Le rappeur et producteur irlandais vient, après des mois d’attente et quelques retard, de délivrer son premier album, Dear Annie. L’attente en valait-elle la peine ? L’attente en valait la peine, oui.

Rejjie Snow vient de passer un cap. D’abord symbolique avec le passage au long format ; on ne sait que trop bien que cette étape peut être un véritable révélateur de talents, immortalisant enfin les ambitions et les envies (de l’artiste) et les attentes (les nôtres) dans un espace plus large, plus imposant qu’un EP. Évidemment et bien trop souvent, notre amour est douché par la qualité du produit qui circule entre nos écouteurs : c’est mou, fade, ça sent le réchauffé et le remplissage entre les tubes – bref, on s’ennuie ferme. Difficile en effet de retrouver les formules – si on peut les appeler ainsi – qui ont fonctionné auparavant tout au long d’un album. Ici, point de tout ceci : Rejjie nous a conquit.

Le disque s’ouvre avec Hello, court instrumental vaporeux qui nous enveloppe avec douceur : le ton est déjà donné, ce Rejjie-là sera smooth. La suite est l’entêtant Rainbows et son refrain en forme de comptine, faussement mièvre et sucré, répété jusqu’à saturation : on sent poindre la noirceur que sous-tend ce morceau, un ego-trip tournant autour de la couleur – et condition – noire.

S’en suit un interlude, The Wonderful World of Annie, où l’on entend le rappeur discuter et expliquer sur un faux plateau (TV, radio ?) du même nom le morceau qu’il s’apprête à jouer. Il y raconte l’histoire de cette composition et détaille sa création. Il est question d’une rencontre avec une fille à L.A., avec qui il a passé du bon temps, qui était cute mais qu’il n’arrêtait pas de lui balancer des méchancetés. Méta, comme procédé ? Certainement, mais aussi et plus sûrement touchant : Rejjie nous fait entrer dans l’antichambre de son procédé créatif et nous prend par la main à travers tout l’album – ce type d’interlude est répété plus loin – comme s’il tenait à ce que ne l’on manque aucun indice, clé ou porte d’entrée vers Dear Annie.

Car la genèse d’un LP est un processus long, laborieux, fastidieux et artistiquement complexe – du moins si l’on souhaite bien le faire. Snow a mis tout son coeur dans ses compositions, et il s’en voudrait si nous ne les saisissons pas dans toutes leurs mesures. Personnellement, je trouve ça extrêmement mignon.
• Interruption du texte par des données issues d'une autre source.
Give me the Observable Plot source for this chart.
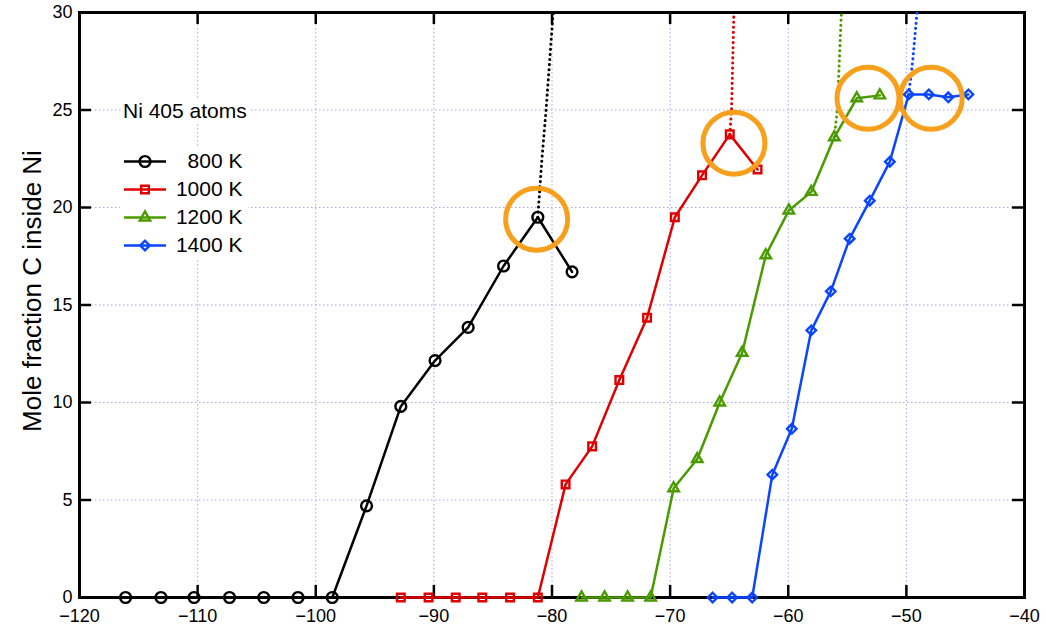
<!DOCTYPE html>
<html><head><meta charset="utf-8">
<script src="https://cdn.jsdelivr.net/npm/d3@7"></script>
<script src="https://cdn.jsdelivr.net/npm/@observablehq/plot@0.6"></script>
<style>
html,body{margin:0;padding:0;background:#fff;}
#wrap{position:relative;width:1046px;height:628px;font-family:"Liberation Sans",Arial,sans-serif;overflow:hidden;}
#legendTitle{position:absolute;left:121px;top:99px;font-size:21px;line-height:24px;color:#000;background:#fff;padding:0 2px;}
#legend{position:absolute;left:120px;top:147px;line-height:0;}
</style></head><body>
<div id="wrap"><div id="chart"></div><div id="legendTitle"></div><div id="legend"></div></div>
<script>
// ---- data ----
const seriesNames = ["800 K", "1000 K", "1200 K", "1400 K"];
const seriesColors = ["#000000", "#e00000", "#4a9b00", "#0a46ff"];
const seriesSymbols = ["circle", "square", "triangle2", "diamond2"];
const legendTitle = "Ni 405 atoms";
const yLabel = "Mole fraction C inside Ni";

const x800 = [-116.1, -113.1, -110.3, -107.3, -104.4, -101.5, -98.6, -95.7, -92.8, -89.9, -87.1, -84.1, -81.2, -78.3];
const y800 = [0, 0, 0, 0, 0, 0, 0, 4.7, 9.8, 12.15, 13.85, 17.0, 19.5, 16.7];
const x1000 = [-92.8, -90.45, -88.15, -85.9, -83.55, -81.2, -78.85, -76.6, -74.3, -71.95, -69.6, -67.3, -64.95, -62.6];
const y1000 = [0, 0, 0, 0, 0, 0, 5.8, 7.75, 11.15, 14.35, 19.5, 21.65, 23.75, 21.95];
const x1200 = [-77.5, -75.55, -73.6, -71.65, -69.7, -67.7, -65.8, -63.9, -61.9, -59.95, -58.05, -56.1, -54.2, -52.25];
const y1200 = [0, 0, 0, 0, 5.6, 7.1, 10.0, 12.55, 17.55, 19.85, 20.8, 23.6, 25.6, 25.75];
const x1400 = [-66.4, -64.75, -63.05, -61.35, -59.7, -58.05, -56.4, -54.8, -53.1, -51.4, -49.8, -48.1, -46.45, -44.75];
const y1400 = [0, 0, 0, 6.3, 8.65, 13.7, 15.7, 18.4, 20.35, 22.35, 25.8, 25.8, 25.65, 25.8];

// dotted extrapolations
const dx800 = [-81.2, -80.85, -80.5, -79.9];
const dy800 = [19.5, 22.5, 25, 30];
const dx1000 = [-64.95, -64.8, -64.6];
const dy1000 = [23.75, 25, 30];
const dx1200 = [-56.1, -55.85, -55.5];
const dy1200 = [23.6, 25, 30];
const dx1400 = [-49.8, -49.45, -49.1];
const dy1400 = [25.8, 27.6, 30];

// orange highlight circles
const circX = [-81.3, -64.6, -53.25, -47.9];
const circY = [19.4, 23.3, 25.6, 25.6];

const xTicks = [-120, -110, -100, -90, -80, -70, -60, -50, -40];
const yTicks = [0, 5, 10, 15, 20, 25, 30];

// ---- build tables ----
const xs = [x800, x1000, x1200, x1400], ys = [y800, y1000, y1200, y1400];
const dxs = [dx800, dx1000, dx1200, dx1400], dys = [dy800, dy1000, dy1200, dy1400];
const rows = [], dotRows = [];
seriesNames.forEach((s, i) => {
  xs[i].forEach((x, j) => rows.push({series: s, x, y: ys[i][j]}));
  dxs[i].forEach((x, j) => dotRows.push({series: s, x, y: dys[i][j]}));
});
const circles = circX.map((x, i) => ({x, y: circY[i]}));
const markerR = [5.4, 4.3, 5.0, 4.3];

const W = 1046, H = 628, ML = 79, MR = 22, MT = 12, MB = 31;
const fw = W - ML - MR, fh = H - MT - MB, tk = 12;
const font = "Liberation Sans, Arial, sans-serif";
const grid = {stroke: "#8c8cff", strokeOpacity: 0.8, strokeWidth: 1, strokeDasharray: "1.5,2.5"};
const innerX = xTicks.slice(1, -1), innerY = yTicks.slice(1, -1);

const chart = Plot.plot({
  width: W, height: H,
  marginLeft: ML, marginRight: MR, marginTop: MT, marginBottom: MB,
  x: {domain: [-120, -40]},
  y: {domain: [0, 30]},
  color: {domain: seriesNames, range: seriesColors},
  symbol: {domain: seriesNames, range: seriesSymbols},
  style: {fontFamily: font, color: "#000", background: "#fff", overflow: "visible"},
  marks: [
    Plot.gridX({ticks: innerX, ...grid}),
    Plot.gridY({ticks: innerY, ...grid}),
    Plot.frame({stroke: "#000", strokeWidth: 3}),
    Plot.tickX(innerX, {x: d => d, insetTop: fh - tk, stroke: "#000", strokeWidth: 2.5}),
    Plot.tickX(innerX, {x: d => d, insetBottom: fh - tk, stroke: "#000", strokeWidth: 2.5}),
    Plot.tickY(innerY, {y: d => d, insetRight: fw - tk, stroke: "#000", strokeWidth: 2.5}),
    Plot.tickY(innerY, {y: d => d, insetLeft: fw - tk, stroke: "#000", strokeWidth: 2.5}),
    Plot.axisX({ticks: xTicks, tickSize: 0, tickPadding: 12, fontSize: 18, label: null, fill: "#000"}),
    Plot.axisY({ticks: yTicks, tickSize: 0, tickPadding: 7, fontSize: 18, label: null, fill: "#000"}),
    Plot.text([yLabel], {frameAnchor: "left", textAnchor: "middle", lineAnchor: "middle", rotate: -90, dx: -47, dy: -14, fontSize: 26, fill: "#000"}),
    Plot.line(dotRows, {x: "x", y: "y", z: "series", stroke: "series", strokeWidth: 3, strokeDasharray: "0.1,5", strokeLinecap: "round", clip: true}),
    Plot.line(rows, {x: "x", y: "y", z: "series", stroke: "series", strokeWidth: 2.5}),
    ...seriesNames.map((s, i) => Plot.dot(rows.filter(d => d.series === s), {
      x: "x", y: "y", symbol: "series", stroke: "series", fill: "none", r: markerR[i], strokeWidth: 2.4
    })),
    Plot.dot(circles, {x: "x", y: "y", r: 31, stroke: "#f8a01c", strokeWidth: 5, fill: "none"})
  ]
});
document.getElementById("chart").appendChild(chart);

document.getElementById("legendTitle").textContent = legendTitle;
const legendRows = seriesNames.map(s => ({series: s}));
const legend = Plot.plot({
  width: 128, height: 112, margin: 0,
  x: {domain: [0, 128], range: [0, 128], axis: null},
  y: {type: "point", domain: seriesNames, range: [14, 98], padding: 0, axis: null},
  color: {domain: seriesNames, range: seriesColors},
  symbol: {domain: seriesNames, range: seriesSymbols},
  style: {fontFamily: font, background: "#fff", overflow: "visible"},
  marks: [
    Plot.ruleY(legendRows, {y: "series", x1: 4, x2: 46, stroke: "series", strokeWidth: 2.5}),
    ...seriesNames.map((s, i) => Plot.dot(legendRows.filter(d => d.series === s), {
      x: 24.5, y: "series", symbol: "series", stroke: "series", fill: "none", r: markerR[i], strokeWidth: 2.4
    })),
    Plot.text(legendRows, {x: 122, y: "series", text: "series", textAnchor: "end", fontSize: 21, fill: "#000"})
  ]
});
document.getElementById("legend").appendChild(legend);
</script>
</body></html>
L’une des (nombreuses) choses marquantes de cet album, c’est aussi l’utilisation assez récurrente du français. Mon Amour et Désolé, deux morceaux dans la langue de Molière où le rappeur s’essaye – avec pas mal de succès – au parlé et chanté. “Mon amour / Approches-toi de moi / Je suis ton secret / Dans mon hôtel glacé” nous susurre-t’il ; une (petite mais sincère) déclaration à notre pays, ou peut être serait-ce à une fille en particulier. Car quelques morceaux plus loin, il déclare toute sa tristesse à la même fille, jusqu’au point de non-retour : “I wanna be the saddest n*gga no one ever likes / I wanna sell your soul or wanna fucking die“.

Ces fulgurances dans la noirceur se retrouve tout au long du disque, du triste et douceâtre The Ends au déchirant The Rain, où un double à la voix maléfique l’accompagne dans sa douleur. Et c’est dans ces moments, entre chien et loup, où tout le génie de sa production sublime les textes : un hip-hop aux beats ancrés dans leur époque mais résolument tournés vers les 90’s, sans fausse nostalgie ou passéisme. Tout l’album est un bijou poli en ce sens, lustré jusqu’au moindre détail.
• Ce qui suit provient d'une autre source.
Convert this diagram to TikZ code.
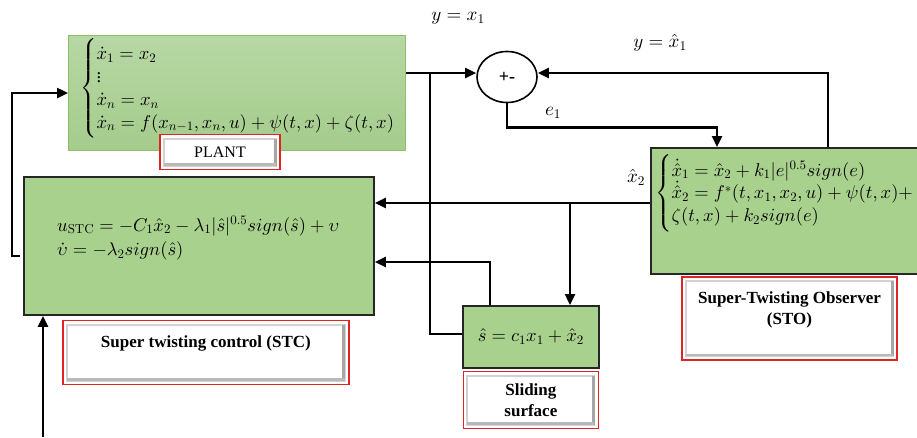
\documentclass[tikz,border=0pt]{standalone}
\usepackage{amsmath}
\usepackage[no-math]{fontspec}
\setmainfont{Liberation Serif}
\DeclareFontShape{OT1}{cmr}{m}{n}{<->cmr10}{}
\DeclareFontShape{OML}{cmm}{m}{it}{<->cmmi10}{}
\DeclareFontShape{OMS}{cmsy}{m}{n}{<->cmsy10}{}
\DeclareFontShape{OMX}{cmex}{m}{n}{<->cmex10}{}
\usepackage{tikz}
\usetikzlibrary{positioning,arrows.meta,calc,shapes.geometric}
\definecolor{boxgreen}{RGB}{169,209,142}
\definecolor{planttop}{RGB}{183,215,164}
\definecolor{plantbot}{RGB}{164,204,140}
\definecolor{plantedge}{RGB}{140,192,104}
\definecolor{lblred}{RGB}{225,35,35}
\tikzset{
  block/.style={rectangle, draw=black!85, line width=1.8pt, fill=boxgreen, inner sep=0pt},
  plantblock/.style={rectangle, draw=plantedge, line width=1pt, top color=planttop,
                     bottom color=plantbot, inner sep=0pt},
  summer/.style={ellipse, draw=black, line width=1.6pt, fill=white, minimum width=60pt,
                 minimum height=51pt, inner sep=0pt, font=\fontsize{18}{20}\selectfont\bfseries},
  lblbox/.style={rectangle, draw=lblred, line width=1.4pt, fill=white, inner sep=0pt,
                 align=center, font=\fontsize{17}{21}\selectfont\bfseries,
                 path picture={
                   \draw[gray!35, line width=2pt]
                     ($(path picture bounding box.south west)+(4pt,4pt)$) rectangle
                     ($(path picture bounding box.north east)+(-4pt,-4pt)$);
                   \draw[gray!70, line width=3pt]
                     ($(path picture bounding box.south east)+(-5pt,4pt)$) --
                     ($(path picture bounding box.north east)+(-5pt,-4pt)$);
                   \draw[gray!55, line width=2.4pt]
                     ($(path picture bounding box.south west)+(4pt,5pt)$) --
                     ($(path picture bounding box.south east)+(-4pt,5pt)$);}},
  sig/.style={-{Triangle[length=11pt,width=10pt]}, line width=2.4pt},
  wire/.style={line width=2.4pt},
  eq/.style={font=\fontsize{18.5}{24}\selectfont, align=left, inner sep=0pt},
  lbl/.style={font=\fontsize{19}{22}\selectfont, inner sep=0pt}
}

\begin{document}
\begin{tikzpicture}[x=1pt, y=-1pt]
  \useasboundingbox (0,0) rectangle (917,437);
  \clip (0,0) rectangle (917,437);

  % blocks
  \node[plantblock, minimum width=337pt, minimum height=115pt, anchor=north west] (plant) at (68,35) {};
  \node[eq, anchor=north west] (planteq) at (80,38)
    {$\begin{cases}\dot x_1 = x_2\\[-6pt] \vdots\\[-6pt] \dot x_n = x_n\\[-6pt]
      \dot x_n = f(x_{n-1},x_n,u)+\psi(t,x)+\zeta(t,x)\end{cases}$};
  \node[lblbox, font=\fontsize{16}{18}\selectfont, minimum width=120pt, minimum height=35pt] (plantlbl) at (220,152) {PLANT};

  \node[block, minimum width=350pt, minimum height=138pt, anchor=north west] (stc) at (23,176) {};
  \node[eq, anchor=west] (stceq) at (57,238)
    {$u_{\mathrm{STC}} = -C_1\hat x_2-\lambda_1|\hat s|^{0.5}sign(\hat s)+\upsilon$\\
     $\dot\upsilon = -\lambda_2 sign(\hat s)$};
  \node[lblbox, minimum width=286pt, minimum height=64pt, below=4pt of stc.south, xshift=7pt] (stclbl)
    {Super twisting control (STC)\\ \mbox{}};

  \node[summer] (sum) at (507,77) {+-};

  \node[block, minimum width=300pt, minimum height=126pt, anchor=north west] (sto) at (650,147) {};
  \node[eq, anchor=north west] (stoeq) at (655,154)
    {$\begin{cases}\dot{\hat x}_1 = \hat x_2+k_1|e|^{0.5}sign(e)\\[-6pt]
      \dot{\hat x}_2 = f^*(t,x_1,x_2,u)+\psi(t,x)+\\[-6pt]
      \zeta(t,x)+k_2 sign(e)\end{cases}$};
  \node[lblbox, minimum width=215pt, minimum height=83pt] (stolbl) at (789.5,318.5)
    {Super-Twisting Observer\\(STO)\\ \mbox{}};

  \node[block, minimum width=136pt, minimum height=62pt, anchor=north west] (ssurf) at (462,305)
    {\fontsize{18.5}{20}\selectfont$\hat s = c_1x_1+\hat x_2$};
  \node[lblbox, minimum width=135pt, minimum height=57pt, below=2pt of ssurf] (sslbl)
    {Sliding\\surface};

  % connectors
  \coordinate (pout) at ($(plant.north east)+(0,38)$);
  \coordinate (br1) at (430,73);
  \coordinate (stoin) at ($(sto.north west)+(67,0)$);
  \coordinate (stoout) at ($(sto.north west)+(178,0)$);
  \coordinate (xhat) at ($(sto.north west)+(0,56)$);
  \coordinate (br2) at (570,203);
  \coordinate (sout) at ($(ssurf.north west)+(28,0)$);
  \coordinate (uout) at (20,256);
  \coordinate (ref) at (43,437);

  \draw[sig] (pout) -- ($(sum.west)+(0,-4)$);
  \draw[wire] (br1) |- ($(ssurf.west)+(0,-3)$);
  \draw[sig] (sum.south) -- ++(0,24) -| (stoin);
  \draw[sig] (stoout) |- ($(sum.east)+(0,-4)$);
  \draw[sig] (xhat) -- (stc.east |- xhat);
  \draw[sig] (br2) -- (br2 |- ssurf.north);
  \draw[sig] (sout) |- ($(stc.north east)+(0,86)$);
  \draw[sig] (uout) -- ++(-8,0) |- (plant.west);
  \draw[sig] (ref) -- (ref |- stc.south);

  % signal labels
  \node[lbl] (ylbl) at (458,18) {$y = x_1$};
  \node[lbl] (yhlbl) at (660,43) {$y = \hat x_1$};
  \node[lbl] (elbl) at (553,113) {$e_1$};
  \node[lbl] (xhlbl) at (636,177) {$\hat x_2$};
\end{tikzpicture}
\end{document}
Oh, des tubes et des moments d’euphorie, il y en a aussi. Egyptian Luvr, Spaceships – bizarrement mis à la suite l’un de l’autre, comme pour encadrer un interlude joyeux au sein du LP – et le délirant LMFAO où, sur un groove froid à la Talking Heads, Rejjie Snow découpes des lettres, sons et onomatopées, en anglais ou en français, sans queue ni tête et répétés à l’envie.
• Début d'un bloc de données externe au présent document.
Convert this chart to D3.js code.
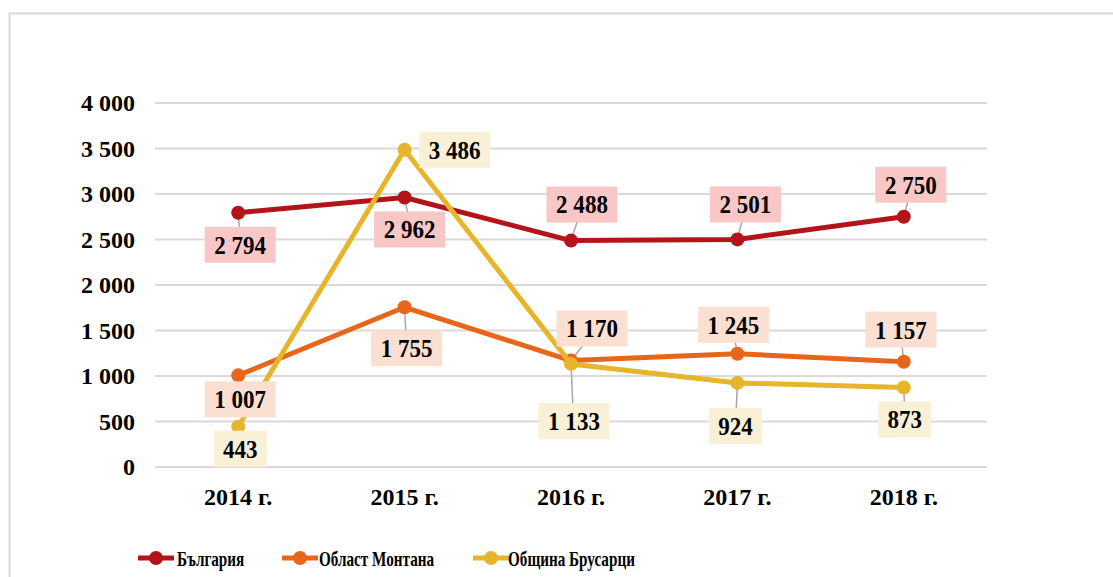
<!DOCTYPE html>
<html>
<head>
<meta charset="utf-8">
<script src="https://cdn.jsdelivr.net/npm/d3@7"></script>
<style>
  body { margin: 0; background: #fff; }
  svg text { font-family: "Liberation Serif", "Times New Roman", serif; font-weight: bold; fill: #000; }
</style>
</head>
<body>
<div id="chart"></div>
<script>
// chart data
const years = ["2014 г.", "2015 г.", "2016 г.", "2017 г.", "2018 г."];
const seriesNames = ["България", "Област Монтана", "Община Брусарци"];
const bulgaria = [2794, 2962, 2488, 2501, 2750];
const montana = [1007, 1755, 1170, 1245, 1157];
const brusartsi = [443, 3486, 1133, 924, 873];
const yTicks = [0, 500, 1000, 1500, 2000, 2500, 3000, 3500, 4000];

// label offsets relative to the point (px), as placed in the original
const labelOffsets = [
    [[2, 32], [5, 32], [11, -36], [8, -35], [7, -32]],
    [[2, 24], [2, 41], [21, -32], [-4, -29], [-3, -32]],
    [[2, 22], [50, 0], [3, 57], [-2, 43], [1, 32]]
];

const colors = ["#b3141a", "#e8661a", "#e6b52c"];
const boxFill = ["#f8c7c6", "#fbdfd1", "#faf0d6"];

const width = 1113, height = 577;
const margin = { top: 103, right: 126, bottom: 110, left: 155 };

const svg = d3.select("#chart").append("svg")
    .attr("width", width)
    .attr("height", height);

// outer frame (only top and left edges visible)
svg.append("path")
    .attr("d", `M9.5,${height} L9.5,13.5 L${width},13.5`)
    .attr("fill", "none")
    .attr("stroke", "#d9d9d9")
    .attr("stroke-width", 2);

const x = d3.scaleBand()
    .domain(years)
    .range([margin.left, width - margin.right])
    .padding(0);

const y = d3.scaleLinear()
    .domain([0, 4000])
    .range([height - margin.bottom, margin.top]);

const cx = d => x(d) + x.bandwidth() / 2;

// gridlines
svg.append("g")
    .selectAll("line")
    .data(yTicks)
    .enter().append("line")
    .attr("x1", margin.left)
    .attr("x2", width - margin.right)
    .attr("y1", d => y(d))
    .attr("y2", d => y(d))
    .attr("stroke", "#d9d9d9")
    .attr("stroke-width", 2);

const fmt = v => d3.format(",")(v).replace(/,/g, " ");

// Y axis labels
const yAxis = svg.append("g")
    .attr("transform", `translate(${margin.left - 20},0)`)
    .call(d3.axisLeft(y).tickValues(yTicks).tickSize(0).tickPadding(0).tickFormat(fmt));
yAxis.select(".domain").remove();
yAxis.selectAll("text")
    .style("font-size", "24px")
    .style("font-family", "Liberation Serif")
    .style("font-weight", "bold")
    .attr("fill", "#000");

// X axis labels
const xAxis = svg.append("g")
    .attr("transform", `translate(0,${height - margin.bottom + 19})`)
    .call(d3.axisBottom(x).tickSize(0).tickPadding(0));
xAxis.select(".domain").remove();
xAxis.selectAll("text")
    .style("font-size", "24px")
    .style("font-family", "Liberation Serif")
    .style("font-weight", "bold")
    .attr("fill", "#000")
    .attr("dy", "0.8em");

const allSeries = [bulgaria, montana, brusartsi];

const line = d3.line()
    .x((d, i) => cx(years[i]))
    .y(d => y(d));

// leader lines (under the series)
allSeries.forEach((vals, s) => {
    svg.append("g")
        .selectAll("line")
        .data(vals)
        .enter().append("line")
        .attr("x1", (d, i) => cx(years[i]))
        .attr("y1", d => y(d))
        .attr("x2", (d, i) => cx(years[i]) + labelOffsets[s][i][0] * 0.6)
        .attr("y2", (d, i) => y(d) + labelOffsets[s][i][1] - Math.sign(labelOffsets[s][i][1]) * 16)
        .attr("stroke", (d, i) => Math.abs(labelOffsets[s][i][1]) > 20 ? "#a6a6a6" : "none")
        .attr("stroke-width", 1.5);
});

// series lines and markers
allSeries.forEach((vals, s) => {
    svg.append("path")
        .datum(vals)
        .attr("d", line)
        .attr("fill", "none")
        .attr("stroke", colors[s])
        .attr("stroke-width", 5)
        .attr("stroke-linejoin", "round");
    svg.append("g")
        .selectAll("circle")
        .data(vals)
        .enter().append("circle")
        .attr("cx", (d, i) => cx(years[i]))
        .attr("cy", d => y(d))
        .attr("r", 7)
        .attr("fill", colors[s]);
});

// data labels
allSeries.forEach((vals, s) => {
    const g = svg.append("g")
        .selectAll("g")
        .data(vals)
        .enter().append("g")
        .attr("transform", (d, i) => `translate(${cx(years[i]) + labelOffsets[s][i][0]},${y(d) + labelOffsets[s][i][1]})`);
    g.append("rect")
        .attr("x", d => d >= 1000 ? -35.5 : -26.5)
        .attr("y", -18)
        .attr("width", d => d >= 1000 ? 71 : 53)
        .attr("height", 36)
        .attr("fill", boxFill[s]);
    g.append("text")
        .attr("text-anchor", "middle")
        .attr("dy", "0.35em")
        .attr("transform", "scale(0.96,1.05)")
        .style("font-size", "24px")
        .text(d => fmt(d));
});

// legend
const legendX = [138, 282, 473];
const legend = svg.append("g")
    .selectAll("g")
    .data(seriesNames)
    .enter().append("g")
    .attr("transform", (d, i) => `translate(${legendX[i]},558)`);
legend.append("line")
    .attr("x1", 0).attr("x2", 36)
    .attr("stroke", (d, i) => colors[i])
    .attr("stroke-width", 5);
legend.append("circle")
    .attr("cx", 18)
    .attr("r", 7)
    .attr("fill", (d, i) => colors[i]);
legend.append("text")
    .attr("transform", (d, i) => `translate(${[39, 37, 35][i]},0) scale(0.69,1)`)
    .attr("dy", "0.35em")
    .style("font-size", "22px")
    .text(d => d);
</script>
</body>
</html>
Et Annie dans tout ça ? Son nom apparait à l’avant-dernière position, sur un track plus testostéroné que le reste ou Oh Dear Annie est scandé comme un mantra. Qui est-elle vraiment ? Rien n’est sûr, peut-être un amour perdu, un idéal de fille à la Melody Nelson, dont le rappeur serait à la recherche depuis des années. Ou bien une amie. Pour nous, Annie restera le premier album de Rejjie Snow, et il nous aura fait fondre.

Dear Annie est disponible sur toutes les plateformes d’écoutes et d’achats.